→ **REQUIREMENTS**: Write out, word for word, every line from the first one through the line that holds "at (1278.5,1769) (c)", and nothing else; skip the pictures.

──────

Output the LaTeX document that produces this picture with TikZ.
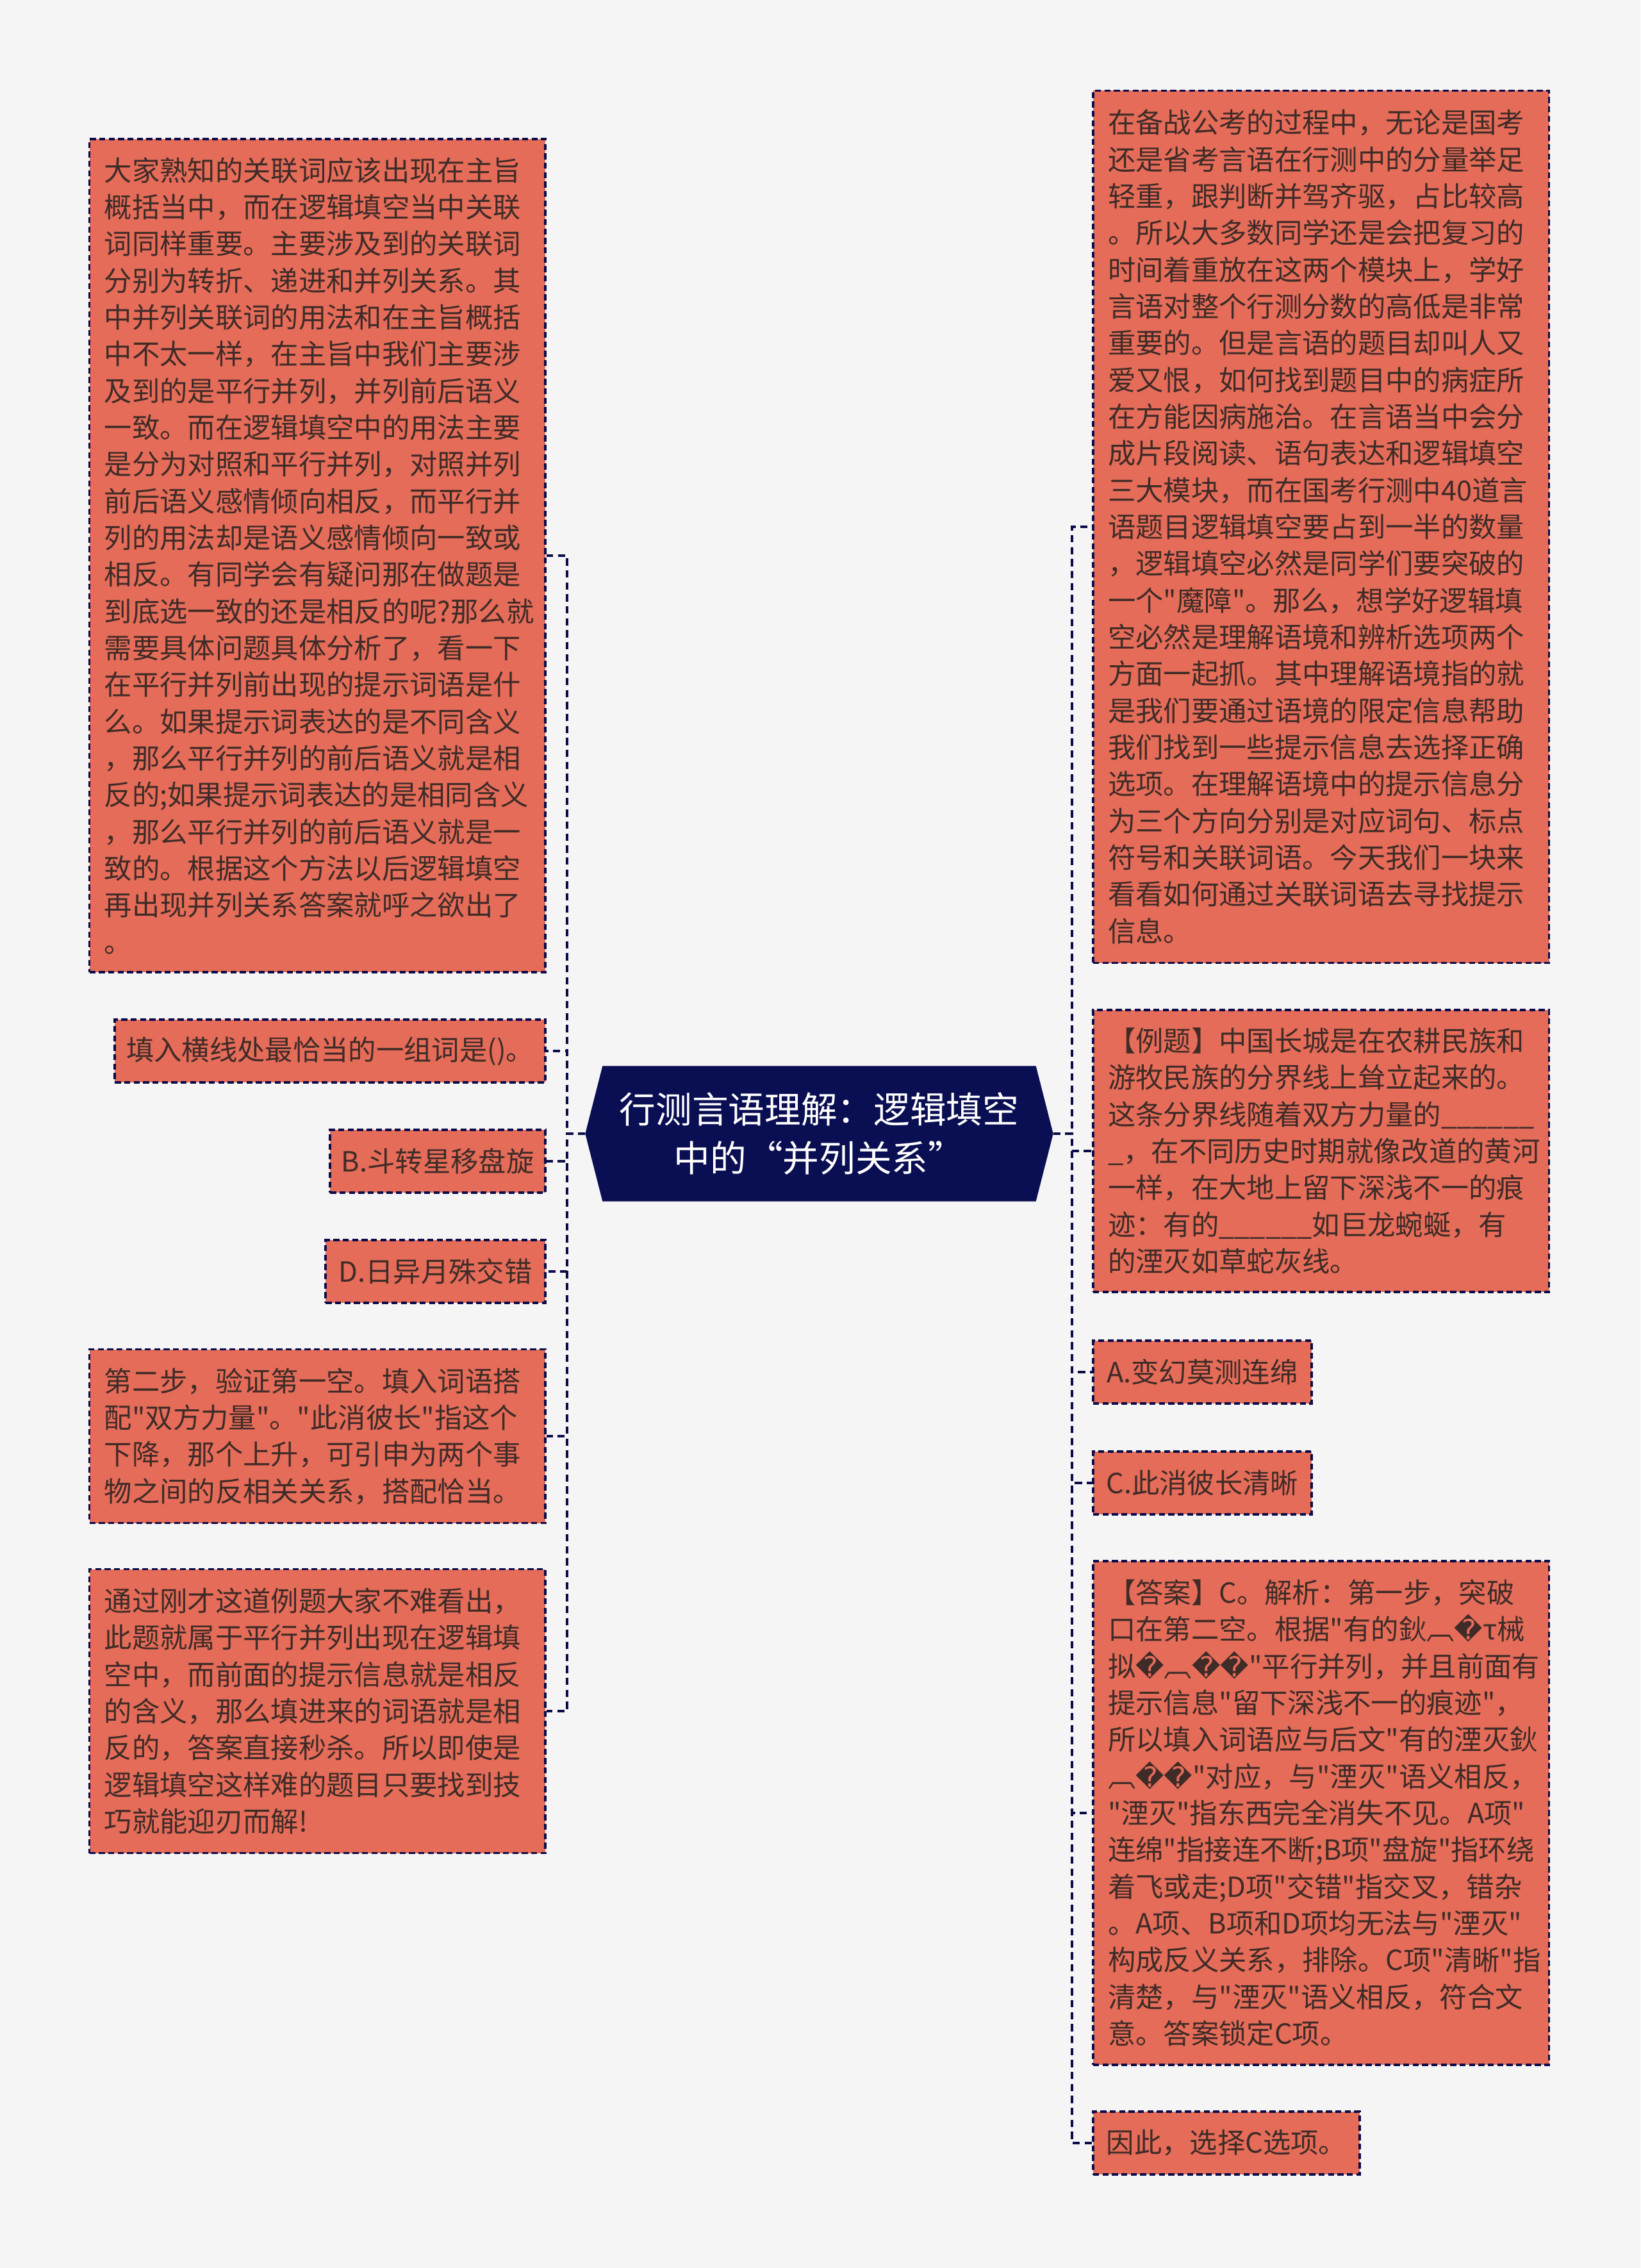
\documentclass[tikz,border=0pt]{standalone}
\usepackage{fontspec}
\setmainfont{Noto Sans CJK SC}[Ligatures=TeXOff]
\newfontfamily\repfont{DejaVu Sans}
\usetikzlibrary{backgrounds}
\definecolor{pagebg}{HTML}{F5F5F5}
\definecolor{leaffill}{HTML}{E46C59}
\definecolor{leafink}{HTML}{3F2B27}
\definecolor{navy}{HTML}{0B0C4A}
\definecolor{hubfill}{HTML}{0A0E52}
\newcommand{\bad}{{\repfont\symbol{"FFFD}}}
\begin{document}
\begin{tikzpicture}[x=0.3pt,y=-0.3pt]
\tikzstyle{leaf} = [
 draw=navy,
 fill=leaffill,
 text=leafink,
 line width=1.1pt,
 dash pattern=on 2.8pt off 1.6pt,
 inner xsep=5pt,
 inner ysep=5pt,
 minimum height=29.4pt,
 font=\fontsize{13}{17.2}\selectfont
]
\tikzstyle{longleaf} = [leaf, inner xsep=7pt, text width=199.5pt, align=left]
\tikzstyle{hub} = [
 text=white,
 minimum width=218.7pt,
 minimum height=63pt,
 align=center,
 font=\fontsize{17}{23}\selectfont
]
\tikzstyle{link} = [navy, line width=1.1pt, dash pattern=on 3.4pt off 2.2pt]
\useasboundingbox (0,0) rectangle (2560,3539);

\node[hub] at (1278.5,1769) (c) {行测言语理解：逻辑填空\\中的“并列关系”};

% left branch
\node[longleaf, anchor=east, minimum height=390pt] at (853,867) (l1) {大家熟知的关联词应该出现在主旨\\
概括当中，而在逻辑填空当中关联\\
词同样重要。主要涉及到的关联词\\
分别为转折、递进和并列关系。其\\
中并列关联词的用法和在主旨概括\\
中不太一样，在主旨中我们主要涉\\
及到的是平行并列，并列前后语义\\
一致。而在逻辑填空中的用法主要\\
是分为对照和平行并列，对照并列\\
前后语义感情倾向相反，而平行并\\
列的用法却是语义感情倾向一致或\\
相反。有同学会有疑问那在做题是\\
到底选一致的还是相反的呢?那么就\\
需要具体问题具体分析了，看一下\\
在平行并列前出现的提示词语是什\\
么。如果提示词表达的是不同含义\\
，那么平行并列的前后语义就是相\\
反的;如果提示词表达的是相同含义\\
，那么平行并列的前后语义就是一\\
致的。根据这个方法以后逻辑填空\\
再出现并列关系答案就呼之欲出了\\
。};
\node[leaf, anchor=east, minimum width=201.6pt] at (853,1640) (l2) {填入横线处最恰当的一组词是()。};
\node[leaf, anchor=east, minimum width=100.8pt] at (853,1812) (l3) {B.斗转星移盘旋};
\node[leaf, anchor=east, minimum width=102.9pt] at (853,1984) (l4) {D.日异月殊交错};
\node[longleaf, anchor=east, minimum height=81.3pt] at (853,2241) (l5) {第二步，验证第一空。填入词语搭\\
配"双方力量"。"此消彼长"指这个\\
下降，那个上升，可引申为两个事\\
物之间的反相关关系，搭配恰当。};
\node[longleaf, anchor=east, minimum height=132.9pt] at (853,2670) (l6) {通过刚才这道例题大家不难看出，\\
此题就属于平行并列出现在逻辑填\\
空中，而前面的提示信息就是相反\\
的含义，那么填进来的词语就是相\\
反的，答案直接秒杀。所以即使是\\
逻辑填空这样难的题目只要找到技\\
巧就能迎刃而解!};

% right branch
\node[longleaf, anchor=west, minimum height=408.3pt] at (1704,822) (r1) {在备战公考的过程中，无论是国考\\
还是省考言语在行测中的分量举足\\
轻重，跟判断并驾齐驱，占比较高\\
。所以大多数同学还是会把复习的\\
时间着重放在这两个模块上，学好\\
言语对整个行测分数的高低是非常\\
重要的。但是言语的题目却叫人又\\
爱又恨，如何找到题目中的病症所\\
在方能因病施治。在言语当中会分\\
成片段阅读、语句表达和逻辑填空\\
三大模块，而在国考行测中40道言\\
语题目逻辑填空要占到一半的数量\\
，逻辑填空必然是同学们要突破的\\
一个"魔障"。那么，想学好逻辑填\\
空必然是理解语境和辨析选项两个\\
方面一起抓。其中理解语境指的就\\
是我们要通过语境的限定信息帮助\\
我们找到一些提示信息去选择正确\\
选项。在理解语境中的提示信息分\\
为三个方向分别是对应词句、标点\\
符号和关联词语。今天我们一块来\\
看看如何通过关联词语去寻找提示\\
信息。};
\node[longleaf, anchor=west, minimum height=132pt] at (1704,1796) (r2) {【例题】中国长城是在农耕民族和\\
游牧民族的分界线上耸立起来的。\\
这条分界线随着双方力量的\_\_\_\_\_\_\\
\_，在不同历史时期就像改道的黄河\\
一样，在大地上留下深浅不一的痕\\
迹：有的\_\_\_\_\_\_如巨龙蜿蜒，有\\
的湮灭如草蛇灰线。};
\node[leaf, anchor=west, minimum width=102.3pt] at (1704,2141) (r3) {A.变幻莫测连绵};
\node[leaf, anchor=west, minimum width=102.3pt] at (1704,2314) (r4) {C.此消彼长清晰};
\node[longleaf, anchor=west, minimum height=235.8pt] at (1704,2829) (r5) {【答案】C。解析：第一步，突破\\
口在第二空。根据"有的鈥︹\bad τ械\\
拟\bad︹\bad\bad"平行并列，并且前面有\\
提示信息"留下深浅不一的痕迹"，\\
所以填入词语应与后文"有的湮灭鈥\\
︹\bad\bad"对应，与"湮灭"语义相反，\\
"湮灭"指东西完全消失不见。A项"\\
连绵"指接连不断;B项"盘旋"指环绕\\
着飞或走;D项"交错"指交叉，错杂\\
。A项、B项和D项均无法与"湮灭"\\
构成反义关系，排除。C项"清晰"指\\
清楚，与"湮灭"语义相反，符合文\\
意。答案锁定C项。};
\node[leaf, anchor=west, minimum width=124.8pt] at (1704,3344) (r6) {因此，选择C选项。};

\coordinate (lhub) at (885,1769);
\coordinate (rhub) at (1673,1769);

\path[draw,link] (c.west) -- (lhub) |- (l1.east);
\path[draw,link] (c.west) -- (lhub) |- (l2.east);
\path[draw,link] (c.west) -- (lhub) |- (l3.east);
\path[draw,link] (c.west) -- (lhub) |- (l4.east);
\path[draw,link] (c.west) -- (lhub) |- (l5.east);
\path[draw,link] (c.west) -- (lhub) |- (l6.east);
\path[draw,link] (c.east) -- (rhub) |- (r1.west);
\path[draw,link] (c.east) -- (rhub) |- (r2.west);
\path[draw,link] (c.east) -- (rhub) |- (r3.west);
\path[draw,link] (c.east) -- (rhub) |- (r4.west);
\path[draw,link] (c.east) -- (rhub) |- (r5.west);
\path[draw,link] (c.east) -- (rhub) |- (r6.west);

\begin{scope}[on background layer]
\fill[pagebg] (0,0) rectangle (2560,3539);
\fill[hubfill] ([xshift=8.1pt]c.north west) -- ([xshift=-8.1pt]c.north east) -- (c.east)
 -- ([xshift=-8.1pt]c.south east) -- ([xshift=8.1pt]c.south west) -- (c.west) -- cycle;
\end{scope}
\end{tikzpicture}
\end{document}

──────

→ **CORRECT RESPONSE**:
Output the LaTeX document that produces this picture with TikZ.
\documentclass[tikz,border=0pt]{standalone}
\usepackage{fontspec}
\setmainfont{Noto Sans CJK SC}[Ligatures=TeXOff]
\newfontfamily\repfont{DejaVu Sans}
\usetikzlibrary{backgrounds}
\definecolor{pagebg}{HTML}{F5F5F5}
\definecolor{leaffill}{HTML}{E46C59}
\definecolor{leafink}{HTML}{3F2B27}
\definecolor{navy}{HTML}{0B0C4A}
\definecolor{hubfill}{HTML}{0A0E52}
\newcommand{\bad}{{\repfont\symbol{"FFFD}}}
\begin{document}
\begin{tikzpicture}[x=0.3pt,y=-0.3pt]
\tikzstyle{leaf} = [
 draw=navy,
 fill=leaffill,
 text=leafink,
 line width=1.1pt,
 dash pattern=on 2.8pt off 1.6pt,
 inner xsep=5pt,
 inner ysep=5pt,
 minimum height=29.4pt,
 font=\fontsize{13}{17.2}\selectfont
]
\tikzstyle{longleaf} = [leaf, inner xsep=7pt, text width=199.5pt, align=left]
\tikzstyle{hub} = [
 text=white,
 minimum width=218.7pt,
 minimum height=63pt,
 align=center,
 font=\fontsize{17}{23}\selectfont
]
\tikzstyle{link} = [navy, line width=1.1pt, dash pattern=on 3.4pt off 2.2pt]
\useasboundingbox (0,0) rectangle (2560,3539);

\node[hub] at (1278.5,1769) (c) {行测言语理解：逻辑填空\\中的“并列关系”};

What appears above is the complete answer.